Chopper 7 HD flew overhead around 10 p.m. to see crews hard at work. At this point, it's not clear when the Drive will reopen.
Motorists who have left vehicles should call 311 to recover their relocated vehicles.
All the cars and buses stranded north of Fullerton were cleared by late Wednesday night.
Michelle Reed was among the hundreds stuck on Lake Shore Drive.
"The worst thing was not knowing what was going on," said Reed. "We didn't see anybody until like around midnight, like, no cops, no firemen. No rescue workers. No one to tell us what was going on and help us out." The city was towing abandoned cars all day from the Drive. Some ended up on city streets or lakefront lots.
Wednesday night, some motorists who found their vehicles still couldn't leave because of car trouble.
In the daylight it was easy to see the problem: Hundreds of vehicles in the northbound lanes abandoned in the snow during Tuesday night's blizzard.
Motorists and their passengers were caught on Lake Shore Drive for hours before they opted to evacuate or officials told them to evacuate. They had been trapped by accidents ahead of them and traffic behind during the worst of the snow storm.
"It was scary, there was an accident, a bus that got in an accident, and there were just cars, you couldn't even see the road it was snowing so bad," said Nancy Cowans, stranded driver.
"It was whiteout conditions, very intense and frightening time," said Dr. Robert Zadylak, Advocate Illinois Masonic.
City officials have been taking a lot of heat for not closing Lake Shore Drive before hundreds of people became stranded there.
City officials from the mayor on down had forcefully warned of the gathering storm, repeatedly warned people to stay inside, and warned that Lake Shore Drive was going to be especially dangerous.
But, even as the blizzard began, the Outer Drive remained open and traffic moving until a few predictable spin-outs blocked all northbound lanes, and suddenly, Lake Shore Drive turned into a hellish highway.
The image of snowbound vehicles stranded on Lake Shore drive has already becoming the icon for the "Blizzard of 2011," no matter how fast city officials got the rest of the streets cleared.
Chicago authorities, who had already apologized to motorists caught in the Lake Shore Drive snow trap, apologized again Wednesday and then tried to explain how it happened.
"At the end of the day, the Lake Shore Drive Decision was a judgment call.
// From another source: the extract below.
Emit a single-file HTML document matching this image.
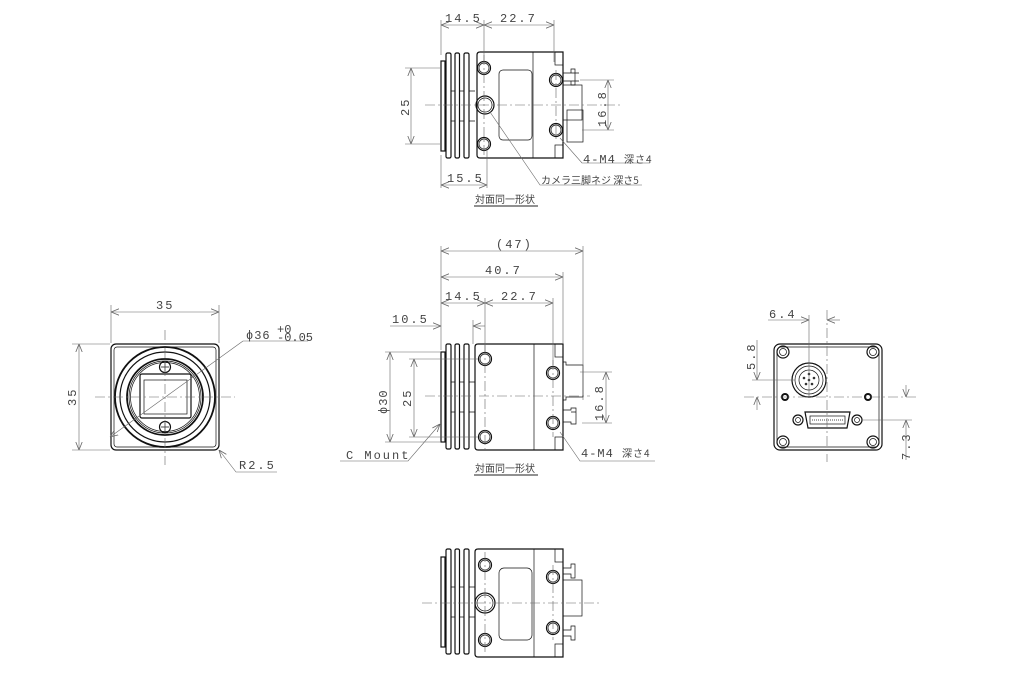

Specifically, it was my judgment call.," said Raymond Orozco, Mayor Daley's chief of staff.
Those accidents that triggered the major Outer Drive debacle on the North Side and a smaller version on the South Side both involved CTA busses.
Some drivers told the I-Team on Wednesday they were surprised the CTA didn't reroute buses off of the Drive Tuesday because of deteriorating lakeshore conditions. But the CTA's president is sticking with City's Hall rationale.
"We were providing regular service. We were monitoring Lake Shore Drive as well as the entire region that we provide service for. And at the time, we had to get the riders home ," said CTA President Richard Rodriguez.
Whether to praise or defend decisions by his top aides, Mayor Daley did not appear in public Wednesday to do either.
Even though the mayor met with emergency officials -- and the media was told he would be at the afternoon briefing -- he left without a word.
Daley's events for Thursday are already cancelled as was Wednesday night's planned media update by city department heads.